▶ **Exercise**: From the first line of the data below through the line holding "eb.lines[1][0].set_visible(False)", output each line exactly and leave the pictures out.

_ _ _ _

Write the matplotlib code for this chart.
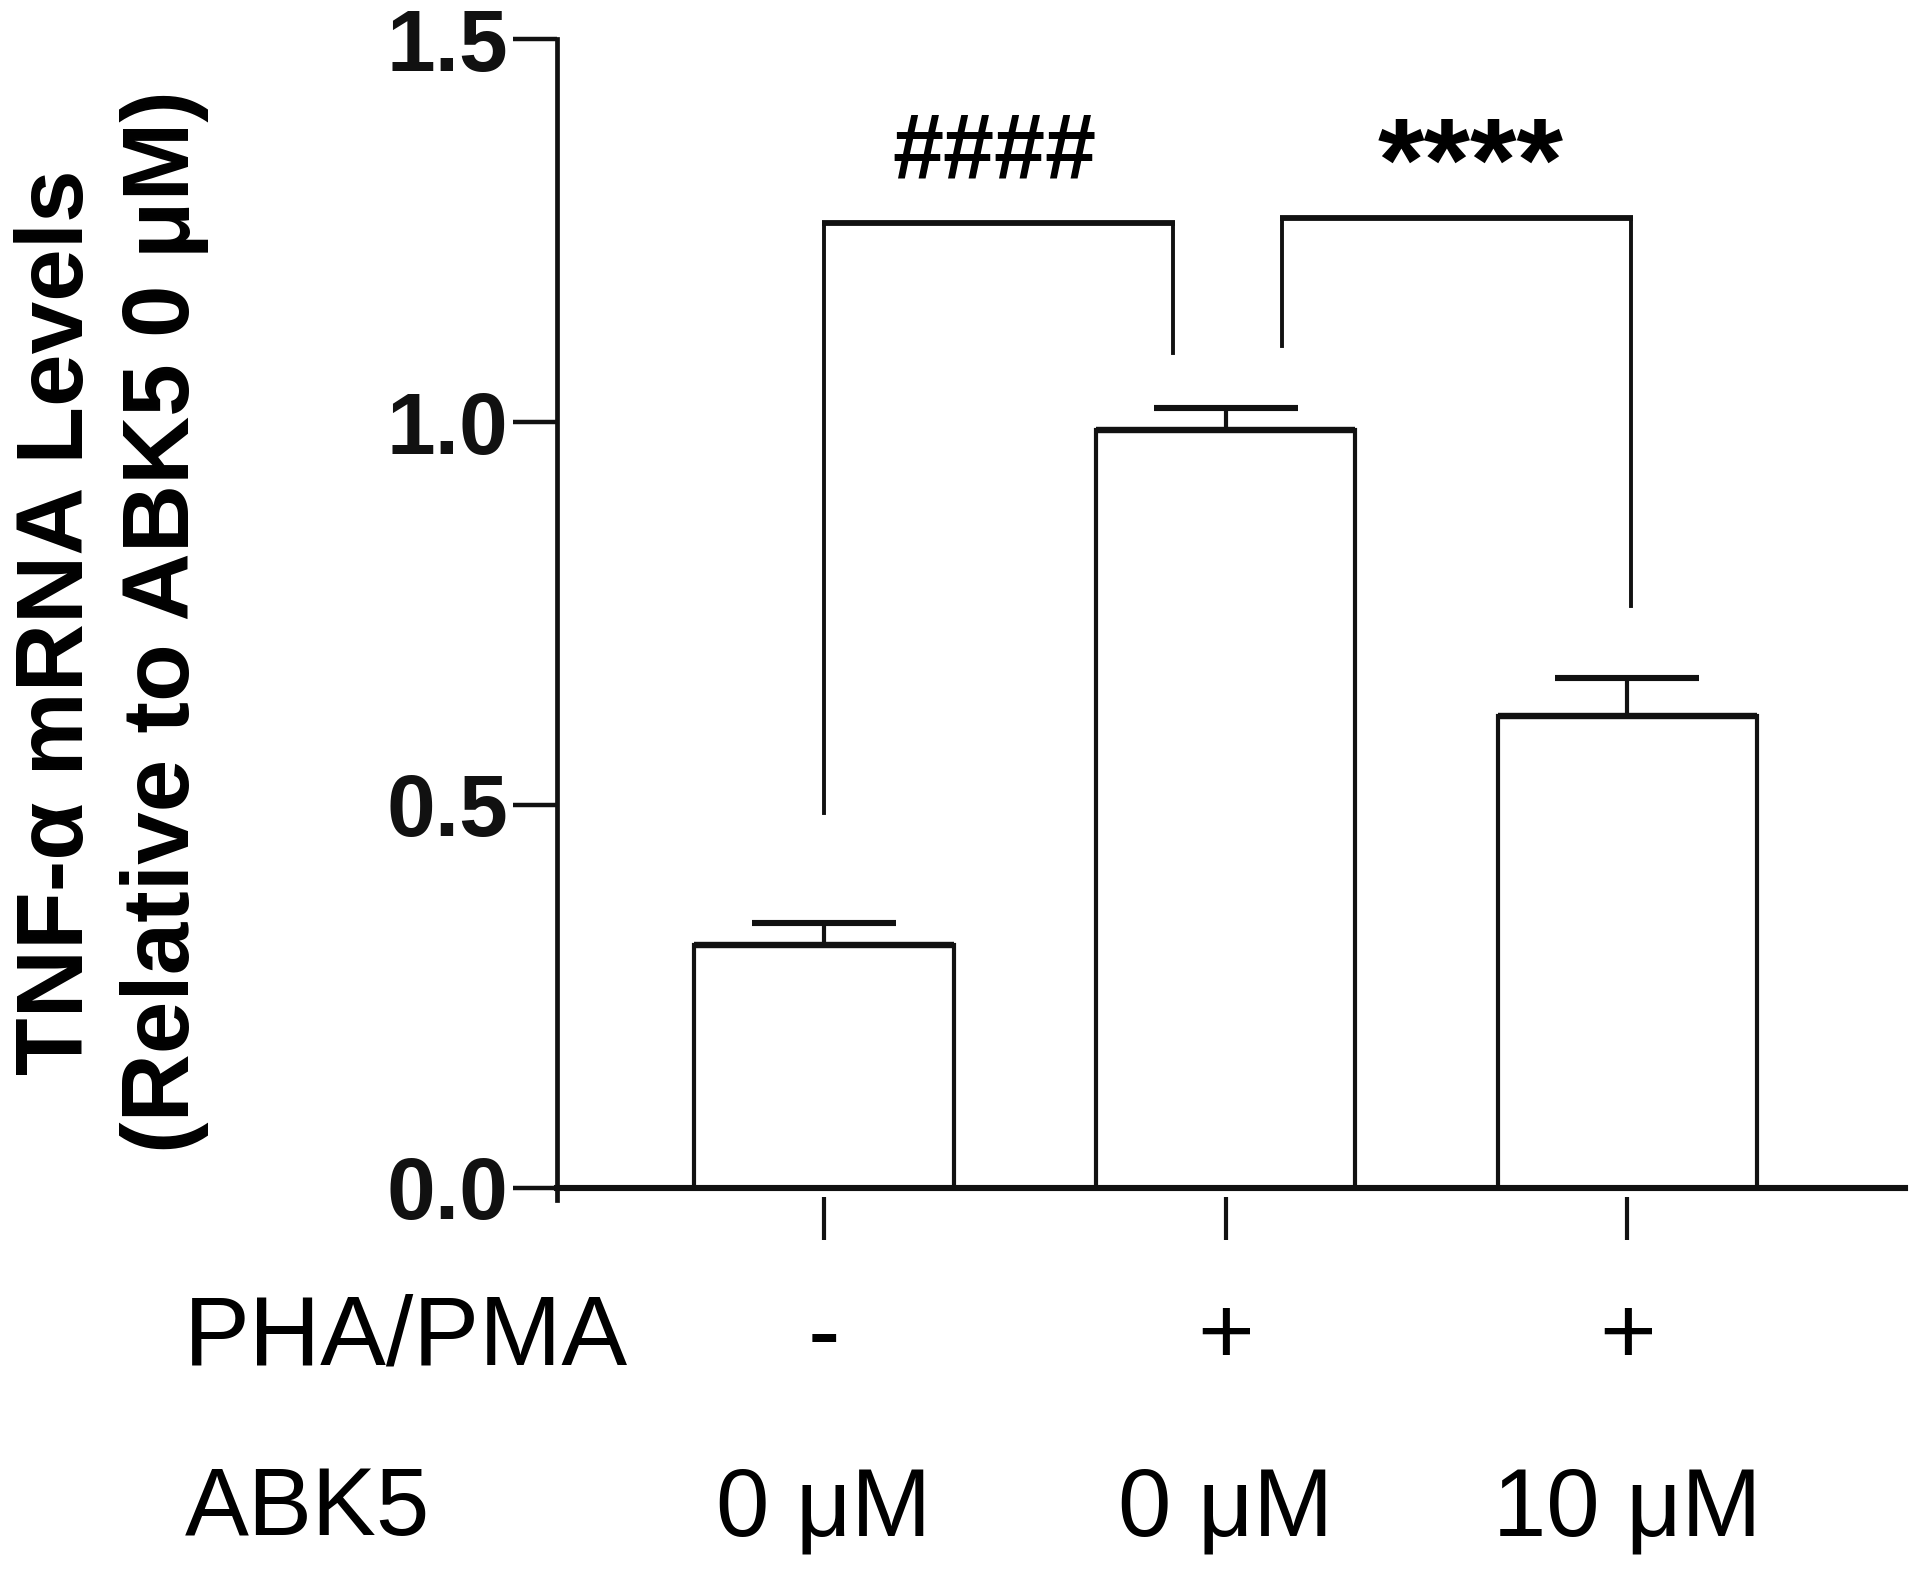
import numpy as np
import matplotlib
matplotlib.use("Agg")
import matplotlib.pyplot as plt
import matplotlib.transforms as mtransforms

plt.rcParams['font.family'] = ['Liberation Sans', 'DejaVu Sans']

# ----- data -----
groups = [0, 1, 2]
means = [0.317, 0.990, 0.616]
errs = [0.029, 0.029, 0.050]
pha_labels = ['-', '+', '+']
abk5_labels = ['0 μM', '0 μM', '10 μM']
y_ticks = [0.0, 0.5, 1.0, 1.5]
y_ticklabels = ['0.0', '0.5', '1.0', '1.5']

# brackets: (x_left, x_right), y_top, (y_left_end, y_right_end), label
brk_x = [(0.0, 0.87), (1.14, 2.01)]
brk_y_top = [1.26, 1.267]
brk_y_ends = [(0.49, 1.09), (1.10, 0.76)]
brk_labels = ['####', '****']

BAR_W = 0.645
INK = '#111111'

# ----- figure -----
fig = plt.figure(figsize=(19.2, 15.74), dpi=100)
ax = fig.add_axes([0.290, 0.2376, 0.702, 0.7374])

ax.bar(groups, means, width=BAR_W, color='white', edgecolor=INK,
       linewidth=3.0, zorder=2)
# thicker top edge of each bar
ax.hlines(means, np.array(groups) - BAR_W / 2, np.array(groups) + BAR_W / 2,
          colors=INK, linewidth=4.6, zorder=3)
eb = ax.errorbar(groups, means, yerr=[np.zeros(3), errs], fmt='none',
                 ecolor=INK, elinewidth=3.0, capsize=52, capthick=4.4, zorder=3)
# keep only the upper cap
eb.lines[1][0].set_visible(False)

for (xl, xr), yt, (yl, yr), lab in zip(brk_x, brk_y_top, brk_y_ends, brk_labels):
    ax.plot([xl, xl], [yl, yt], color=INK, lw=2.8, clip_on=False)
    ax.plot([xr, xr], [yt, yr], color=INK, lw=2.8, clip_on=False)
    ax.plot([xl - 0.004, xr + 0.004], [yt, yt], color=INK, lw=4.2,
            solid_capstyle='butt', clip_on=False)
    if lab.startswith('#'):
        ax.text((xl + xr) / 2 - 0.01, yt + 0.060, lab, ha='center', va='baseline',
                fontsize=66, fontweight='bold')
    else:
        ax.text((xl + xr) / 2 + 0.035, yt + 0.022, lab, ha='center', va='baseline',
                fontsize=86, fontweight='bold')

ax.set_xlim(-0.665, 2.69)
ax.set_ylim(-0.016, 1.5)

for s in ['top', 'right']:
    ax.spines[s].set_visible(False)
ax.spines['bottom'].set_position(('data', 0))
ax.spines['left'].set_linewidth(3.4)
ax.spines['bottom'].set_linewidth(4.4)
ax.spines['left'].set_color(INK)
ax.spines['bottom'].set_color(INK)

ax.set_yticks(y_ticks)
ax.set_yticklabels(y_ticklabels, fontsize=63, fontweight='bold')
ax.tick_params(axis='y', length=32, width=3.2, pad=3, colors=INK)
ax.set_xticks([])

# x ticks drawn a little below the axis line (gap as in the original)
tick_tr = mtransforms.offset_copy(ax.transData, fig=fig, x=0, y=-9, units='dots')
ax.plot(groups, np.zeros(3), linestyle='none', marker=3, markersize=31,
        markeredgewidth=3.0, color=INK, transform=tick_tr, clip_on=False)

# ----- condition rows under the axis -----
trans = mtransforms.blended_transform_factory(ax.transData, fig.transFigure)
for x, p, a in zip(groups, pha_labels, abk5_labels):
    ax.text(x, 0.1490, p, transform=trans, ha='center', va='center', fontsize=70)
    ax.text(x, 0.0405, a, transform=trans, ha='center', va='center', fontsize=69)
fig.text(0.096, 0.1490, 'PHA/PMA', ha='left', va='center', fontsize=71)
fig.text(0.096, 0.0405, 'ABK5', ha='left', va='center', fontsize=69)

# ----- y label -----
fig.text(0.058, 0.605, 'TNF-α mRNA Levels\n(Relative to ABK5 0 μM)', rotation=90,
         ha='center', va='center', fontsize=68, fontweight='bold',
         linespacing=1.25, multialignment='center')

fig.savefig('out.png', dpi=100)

_ _ _ _

▶ **Full output**:
Write the matplotlib code for this chart.
import numpy as np
import matplotlib
matplotlib.use("Agg")
import matplotlib.pyplot as plt
import matplotlib.transforms as mtransforms

plt.rcParams['font.family'] = ['Liberation Sans', 'DejaVu Sans']

# ----- data -----
groups = [0, 1, 2]
means = [0.317, 0.990, 0.616]
errs = [0.029, 0.029, 0.050]
pha_labels = ['-', '+', '+']
abk5_labels = ['0 μM', '0 μM', '10 μM']
y_ticks = [0.0, 0.5, 1.0, 1.5]
y_ticklabels = ['0.0', '0.5', '1.0', '1.5']

# brackets: (x_left, x_right), y_top, (y_left_end, y_right_end), label
brk_x = [(0.0, 0.87), (1.14, 2.01)]
brk_y_top = [1.26, 1.267]
brk_y_ends = [(0.49, 1.09), (1.10, 0.76)]
brk_labels = ['####', '****']

BAR_W = 0.645
INK = '#111111'

# ----- figure -----
fig = plt.figure(figsize=(19.2, 15.74), dpi=100)
ax = fig.add_axes([0.290, 0.2376, 0.702, 0.7374])

ax.bar(groups, means, width=BAR_W, color='white', edgecolor=INK,
       linewidth=3.0, zorder=2)
# thicker top edge of each bar
ax.hlines(means, np.array(groups) - BAR_W / 2, np.array(groups) + BAR_W / 2,
          colors=INK, linewidth=4.6, zorder=3)
eb = ax.errorbar(groups, means, yerr=[np.zeros(3), errs], fmt='none',
                 ecolor=INK, elinewidth=3.0, capsize=52, capthick=4.4, zorder=3)
# keep only the upper cap
eb.lines[1][0].set_visible(False)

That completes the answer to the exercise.